## START Supplied records

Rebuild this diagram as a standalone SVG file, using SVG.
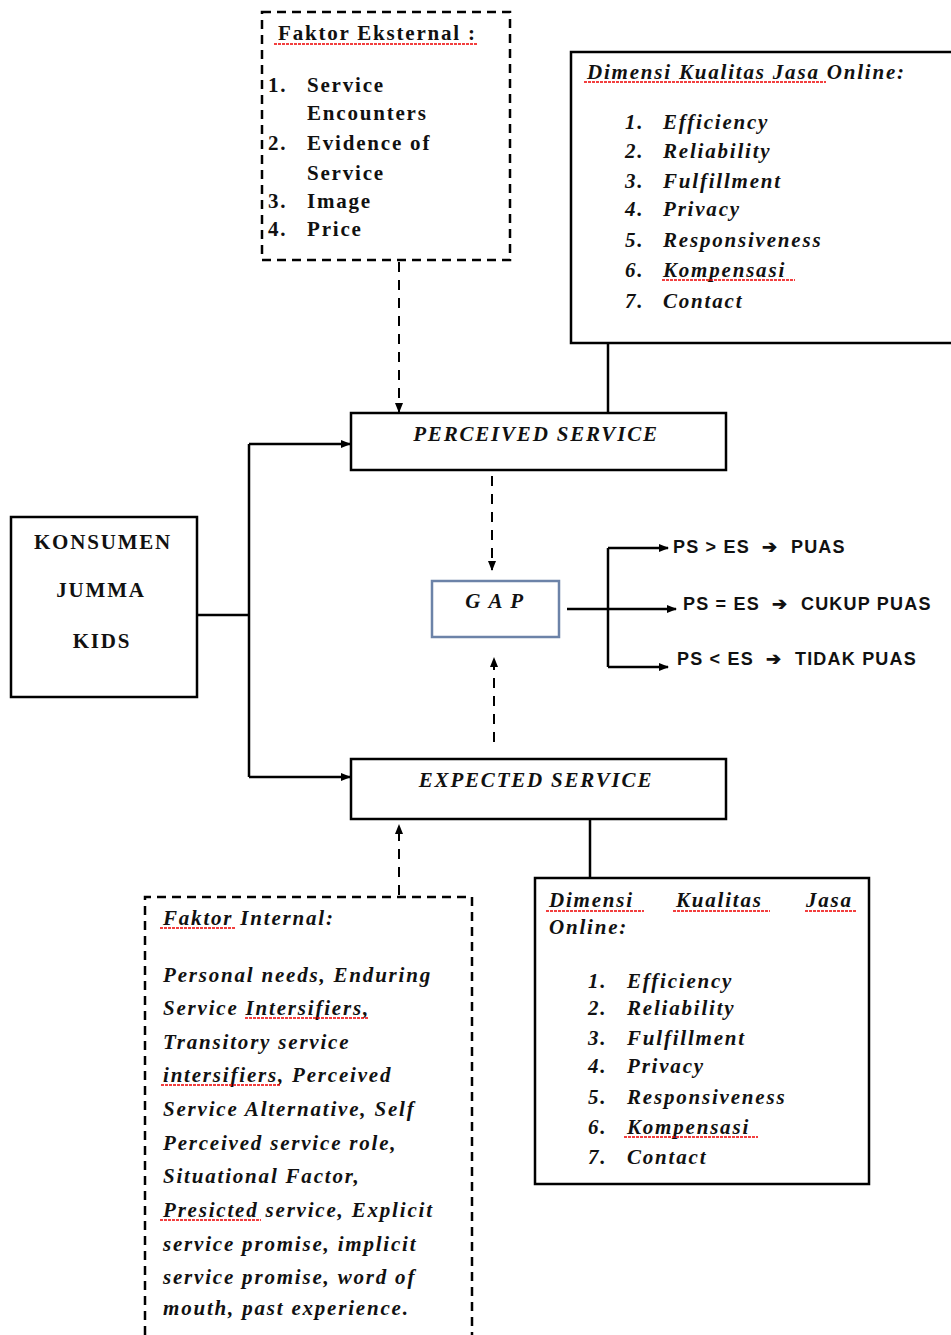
<svg xmlns="http://www.w3.org/2000/svg" width="951" height="1335" viewBox="0 0 951 1335">
<defs>
<marker id="ah" viewBox="0 0 10 10" refX="9" refY="5" markerWidth="10" markerHeight="10" orient="auto-start-reverse" markerUnits="userSpaceOnUse">
<path d="M0,1 L10,5 L0,9 Z" fill="#000"/>
</marker>
<style>
.box{fill:#fff;stroke:#000;stroke-width:2.5}
.dbox{fill:#fff;stroke:#000;stroke-width:2.5;stroke-dasharray:9,6}
.gap{fill:#fff;stroke:#6c83a8;stroke-width:2.5}
.ln{fill:none;stroke:#000;stroke-width:2.5}
.dl{fill:none;stroke:#000;stroke-width:2;stroke-dasharray:10,8}
.t{font-family:"Liberation Serif","Times New Roman",serif;font-weight:bold;font-size:21px;letter-spacing:1.8px;fill:#111}
.ti{font-family:"Liberation Serif","Times New Roman",serif;font-weight:bold;font-style:italic;font-size:21px;letter-spacing:1.8px;fill:#111}
.s{font-family:"Liberation Sans",Arial,sans-serif;font-weight:bold;font-size:18px;letter-spacing:1.2px;fill:#111;white-space:pre}
.sq{fill:none;stroke:#e00;stroke-width:1.5;stroke-dasharray:3,1}
</style>
</defs>
<rect width="951" height="1335" fill="#fff"/>

<g id="connectors">
<path class="dl" d="M399,262 L399,412" marker-end="url(#ah)"/>
<path class="ln" d="M608,343 L608,413"/>
<path class="ln" d="M197,615 L249,615 M249,444 L249,777"/>
<path class="ln" d="M249,444 L350,444" marker-end="url(#ah)"/>
<path class="ln" d="M249,777 L350,777" marker-end="url(#ah)"/>
<path class="dl" d="M492,476 L492,570" marker-end="url(#ah)"/>
<path class="dl" d="M494,742 L494,658" marker-end="url(#ah)"/>
<path class="ln" d="M567,609 L676,609" marker-end="url(#ah)"/>
<path class="ln" d="M608,548 L608,667"/>
<path class="ln" d="M608,548 L668,548" marker-end="url(#ah)"/>
<path class="ln" d="M608,667 L668,667" marker-end="url(#ah)"/>
<path class="ln" d="M590,819 L590,879"/>
<path class="dl" d="M399,895 L399,825" marker-end="url(#ah)"/>
</g>

<g id="faktor-eksternal">
<rect class="dbox" x="262" y="12" width="248" height="248"/>
<text class="t" x="278" y="40">Faktor Eksternal :</text>
<path class="sq" d="M274,44 L478,44"/>
<text class="t" x="268" y="92">1.</text><text class="t" x="307" y="92">Service</text>
<text class="t" x="307" y="120">Encounters</text>
<text class="t" x="268" y="150">2.</text><text class="t" x="307" y="150">Evidence of</text>
<text class="t" x="307" y="180">Service</text>
<text class="t" x="268" y="208">3.</text><text class="t" x="307" y="208">Image</text>
<text class="t" x="268" y="236">4.</text><text class="t" x="307" y="236">Price</text>
</g>

<g id="dimensi-atas">
<rect class="box" x="571" y="52" width="390" height="291"/>
<text class="ti" x="587" y="79">Dimensi Kualitas Jasa Online:</text>
<path class="sq" d="M584,82 L826,82"/>
<text class="ti" x="625" y="129">1.</text><text class="ti" x="663" y="129">Efficiency</text>
<text class="ti" x="625" y="158">2.</text><text class="ti" x="663" y="158">Reliability</text>
<text class="ti" x="625" y="188">3.</text><text class="ti" x="663" y="188">Fulfillment</text>
<text class="ti" x="625" y="216">4.</text><text class="ti" x="663" y="216">Privacy</text>
<text class="ti" x="625" y="247">5.</text><text class="ti" x="663" y="247">Responsiveness</text>
<text class="ti" x="625" y="277">6.</text><text class="ti" x="663" y="277">Kompensasi</text>
<path class="sq" d="M662,280 L795,280"/>
<text class="ti" x="625" y="308">7.</text><text class="ti" x="663" y="308">Contact</text>
</g>

<g id="perceived-service">
<rect class="box" x="351" y="413" width="375" height="57"/>
<text class="ti" x="536" y="441" text-anchor="middle">PERCEIVED SERVICE</text>
</g>

<g id="konsumen">
<rect class="box" x="11" y="517" width="186" height="180"/>
<text class="t" x="103" y="549" text-anchor="middle">KONSUMEN</text>
<text class="t" x="101" y="597" text-anchor="middle">JUMMA</text>
<text class="t" x="102" y="648" text-anchor="middle">KIDS</text>
</g>

<g id="gap">
<rect class="gap" x="432" y="581" width="127" height="56"/>
<text class="ti" x="495" y="608" text-anchor="middle">G A P</text>
</g>

<g id="hasil">
<text class="s" x="673" y="553">PS &gt; ES  ➔  PUAS</text>
<text class="s" x="683" y="610">PS = ES  ➔  CUKUP PUAS</text>
<text class="s" x="677" y="665">PS &lt; ES  ➔  TIDAK PUAS</text>
</g>

<g id="expected-service">
<rect class="box" x="351" y="759" width="375" height="60"/>
<text class="ti" x="536" y="787" text-anchor="middle">EXPECTED SERVICE</text>
</g>

<g id="faktor-internal">
<path class="dbox" d="M145,1335 L145,897 L472,897 L472,1335"/>
<text class="ti" x="163" y="925">Faktor Internal:</text>
<path class="sq" d="M160,928 L236,928"/>
<text class="ti" x="163" y="982">Personal needs, Enduring</text>
<text class="ti" x="163" y="1015">Service Intersifiers,</text>
<path class="sq" d="M245,1018 L368,1018"/>
<text class="ti" x="163" y="1049">Transitory service</text>
<text class="ti" x="163" y="1082">intersifiers, Perceived</text>
<path class="sq" d="M161,1085 L280,1085"/>
<text class="ti" x="163" y="1116">Service Alternative, Self</text>
<text class="ti" x="163" y="1150">Perceived service role,</text>
<text class="ti" x="163" y="1183">Situational Factor,</text>
<text class="ti" x="163" y="1217">Presicted service, Explicit</text>
<path class="sq" d="M160,1220 L261,1220"/>
<text class="ti" x="163" y="1251">service promise, implicit</text>
<text class="ti" x="163" y="1284">service promise, word of</text>
<text class="ti" x="163" y="1315">mouth, past experience.</text>
</g>

<g id="dimensi-bawah">
<rect class="box" x="535" y="878" width="334" height="306"/>
<text class="ti" x="549" y="907">Dimensi</text>
<text class="ti" x="676" y="907">Kualitas</text>
<text class="ti" x="806" y="907">Jasa</text>
<path class="sq" d="M546,911 L644,911 M673,911 L770,911 M805,911 L856,911"/>
<text class="ti" x="549" y="934">Online:</text>
<text class="ti" x="588" y="988">1.</text><text class="ti" x="627" y="988">Efficiency</text>
<text class="ti" x="588" y="1015">2.</text><text class="ti" x="627" y="1015">Reliability</text>
<text class="ti" x="588" y="1045">3.</text><text class="ti" x="627" y="1045">Fulfillment</text>
<text class="ti" x="588" y="1073">4.</text><text class="ti" x="627" y="1073">Privacy</text>
<text class="ti" x="588" y="1104">5.</text><text class="ti" x="627" y="1104">Responsiveness</text>
<text class="ti" x="588" y="1134">6.</text><text class="ti" x="627" y="1134">Kompensasi</text>
<path class="sq" d="M624,1137 L758,1137"/>
<text class="ti" x="588" y="1164">7.</text><text class="ti" x="627" y="1164">Contact</text>
</g>
</svg>
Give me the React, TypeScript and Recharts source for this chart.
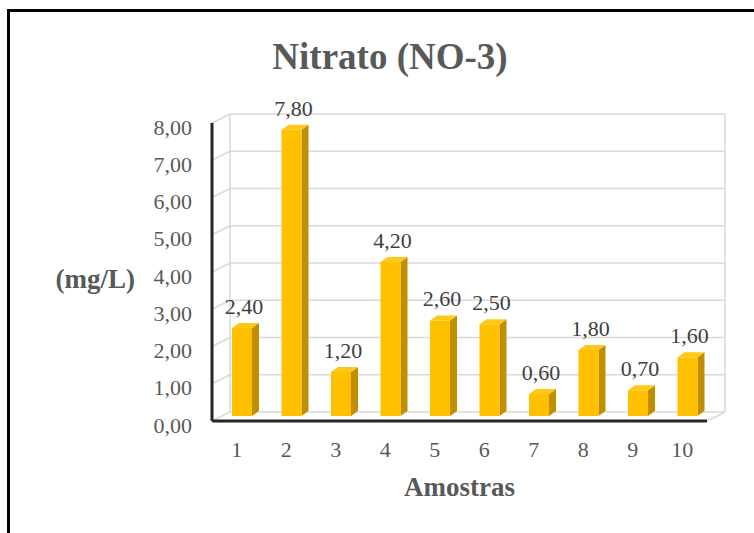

## END Supplied records

* [Task objective] Omit every picture while copying the listing above exactly.

* [Result]
Rebuild this diagram as a standalone SVG file, using SVG.
<svg xmlns="http://www.w3.org/2000/svg" width="951" height="1335" viewBox="0 0 951 1335">
<defs>
<marker id="ah" viewBox="0 0 10 10" refX="9" refY="5" markerWidth="10" markerHeight="10" orient="auto-start-reverse" markerUnits="userSpaceOnUse">
<path d="M0,1 L10,5 L0,9 Z" fill="#000"/>
</marker>
<style>
.box{fill:#fff;stroke:#000;stroke-width:2.5}
.dbox{fill:#fff;stroke:#000;stroke-width:2.5;stroke-dasharray:9,6}
.gap{fill:#fff;stroke:#6c83a8;stroke-width:2.5}
.ln{fill:none;stroke:#000;stroke-width:2.5}
.dl{fill:none;stroke:#000;stroke-width:2;stroke-dasharray:10,8}
.t{font-family:"Liberation Serif","Times New Roman",serif;font-weight:bold;font-size:21px;letter-spacing:1.8px;fill:#111}
.ti{font-family:"Liberation Serif","Times New Roman",serif;font-weight:bold;font-style:italic;font-size:21px;letter-spacing:1.8px;fill:#111}
.s{font-family:"Liberation Sans",Arial,sans-serif;font-weight:bold;font-size:18px;letter-spacing:1.2px;fill:#111;white-space:pre}
.sq{fill:none;stroke:#e00;stroke-width:1.5;stroke-dasharray:3,1}
</style>
</defs>
<rect width="951" height="1335" fill="#fff"/>

<g id="connectors">
<path class="dl" d="M399,262 L399,412" marker-end="url(#ah)"/>
<path class="ln" d="M608,343 L608,413"/>
<path class="ln" d="M197,615 L249,615 M249,444 L249,777"/>
<path class="ln" d="M249,444 L350,444" marker-end="url(#ah)"/>
<path class="ln" d="M249,777 L350,777" marker-end="url(#ah)"/>
<path class="dl" d="M492,476 L492,570" marker-end="url(#ah)"/>
<path class="dl" d="M494,742 L494,658" marker-end="url(#ah)"/>
<path class="ln" d="M567,609 L676,609" marker-end="url(#ah)"/>
<path class="ln" d="M608,548 L608,667"/>
<path class="ln" d="M608,548 L668,548" marker-end="url(#ah)"/>
<path class="ln" d="M608,667 L668,667" marker-end="url(#ah)"/>
<path class="ln" d="M590,819 L590,879"/>
<path class="dl" d="M399,895 L399,825" marker-end="url(#ah)"/>
</g>

<g id="faktor-eksternal">
<rect class="dbox" x="262" y="12" width="248" height="248"/>
<text class="t" x="278" y="40">Faktor Eksternal :</text>
<path class="sq" d="M274,44 L478,44"/>
<text class="t" x="268" y="92">1.</text><text class="t" x="307" y="92">Service</text>
<text class="t" x="307" y="120">Encounters</text>
<text class="t" x="268" y="150">2.</text><text class="t" x="307" y="150">Evidence of</text>
<text class="t" x="307" y="180">Service</text>
<text class="t" x="268" y="208">3.</text><text class="t" x="307" y="208">Image</text>
<text class="t" x="268" y="236">4.</text><text class="t" x="307" y="236">Price</text>
</g>

<g id="dimensi-atas">
<rect class="box" x="571" y="52" width="390" height="291"/>
<text class="ti" x="587" y="79">Dimensi Kualitas Jasa Online:</text>
<path class="sq" d="M584,82 L826,82"/>
<text class="ti" x="625" y="129">1.</text><text class="ti" x="663" y="129">Efficiency</text>
<text class="ti" x="625" y="158">2.</text><text class="ti" x="663" y="158">Reliability</text>
<text class="ti" x="625" y="188">3.</text><text class="ti" x="663" y="188">Fulfillment</text>
<text class="ti" x="625" y="216">4.</text><text class="ti" x="663" y="216">Privacy</text>
<text class="ti" x="625" y="247">5.</text><text class="ti" x="663" y="247">Responsiveness</text>
<text class="ti" x="625" y="277">6.</text><text class="ti" x="663" y="277">Kompensasi</text>
<path class="sq" d="M662,280 L795,280"/>
<text class="ti" x="625" y="308">7.</text><text class="ti" x="663" y="308">Contact</text>
</g>

<g id="perceived-service">
<rect class="box" x="351" y="413" width="375" height="57"/>
<text class="ti" x="536" y="441" text-anchor="middle">PERCEIVED SERVICE</text>
</g>

<g id="konsumen">
<rect class="box" x="11" y="517" width="186" height="180"/>
<text class="t" x="103" y="549" text-anchor="middle">KONSUMEN</text>
<text class="t" x="101" y="597" text-anchor="middle">JUMMA</text>
<text class="t" x="102" y="648" text-anchor="middle">KIDS</text>
</g>

<g id="gap">
<rect class="gap" x="432" y="581" width="127" height="56"/>
<text class="ti" x="495" y="608" text-anchor="middle">G A P</text>
</g>

<g id="hasil">
<text class="s" x="673" y="553">PS &gt; ES  ➔  PUAS</text>
<text class="s" x="683" y="610">PS = ES  ➔  CUKUP PUAS</text>
<text class="s" x="677" y="665">PS &lt; ES  ➔  TIDAK PUAS</text>
</g>

<g id="expected-service">
<rect class="box" x="351" y="759" width="375" height="60"/>
<text class="ti" x="536" y="787" text-anchor="middle">EXPECTED SERVICE</text>
</g>

<g id="faktor-internal">
<path class="dbox" d="M145,1335 L145,897 L472,897 L472,1335"/>
<text class="ti" x="163" y="925">Faktor Internal:</text>
<path class="sq" d="M160,928 L236,928"/>
<text class="ti" x="163" y="982">Personal needs, Enduring</text>
<text class="ti" x="163" y="1015">Service Intersifiers,</text>
<path class="sq" d="M245,1018 L368,1018"/>
<text class="ti" x="163" y="1049">Transitory service</text>
<text class="ti" x="163" y="1082">intersifiers, Perceived</text>
<path class="sq" d="M161,1085 L280,1085"/>
<text class="ti" x="163" y="1116">Service Alternative, Self</text>
<text class="ti" x="163" y="1150">Perceived service role,</text>
<text class="ti" x="163" y="1183">Situational Factor,</text>
<text class="ti" x="163" y="1217">Presicted service, Explicit</text>
<path class="sq" d="M160,1220 L261,1220"/>
<text class="ti" x="163" y="1251">service promise, implicit</text>
<text class="ti" x="163" y="1284">service promise, word of</text>
<text class="ti" x="163" y="1315">mouth, past experience.</text>
</g>

<g id="dimensi-bawah">
<rect class="box" x="535" y="878" width="334" height="306"/>
<text class="ti" x="549" y="907">Dimensi</text>
<text class="ti" x="676" y="907">Kualitas</text>
<text class="ti" x="806" y="907">Jasa</text>
<path class="sq" d="M546,911 L644,911 M673,911 L770,911 M805,911 L856,911"/>
<text class="ti" x="549" y="934">Online:</text>
<text class="ti" x="588" y="988">1.</text><text class="ti" x="627" y="988">Efficiency</text>
<text class="ti" x="588" y="1015">2.</text><text class="ti" x="627" y="1015">Reliability</text>
<text class="ti" x="588" y="1045">3.</text><text class="ti" x="627" y="1045">Fulfillment</text>
<text class="ti" x="588" y="1073">4.</text><text class="ti" x="627" y="1073">Privacy</text>
<text class="ti" x="588" y="1104">5.</text><text class="ti" x="627" y="1104">Responsiveness</text>
<text class="ti" x="588" y="1134">6.</text><text class="ti" x="627" y="1134">Kompensasi</text>
<path class="sq" d="M624,1137 L758,1137"/>
<text class="ti" x="588" y="1164">7.</text><text class="ti" x="627" y="1164">Contact</text>
</g>
</svg>
Give me the React, TypeScript and Recharts source for this chart.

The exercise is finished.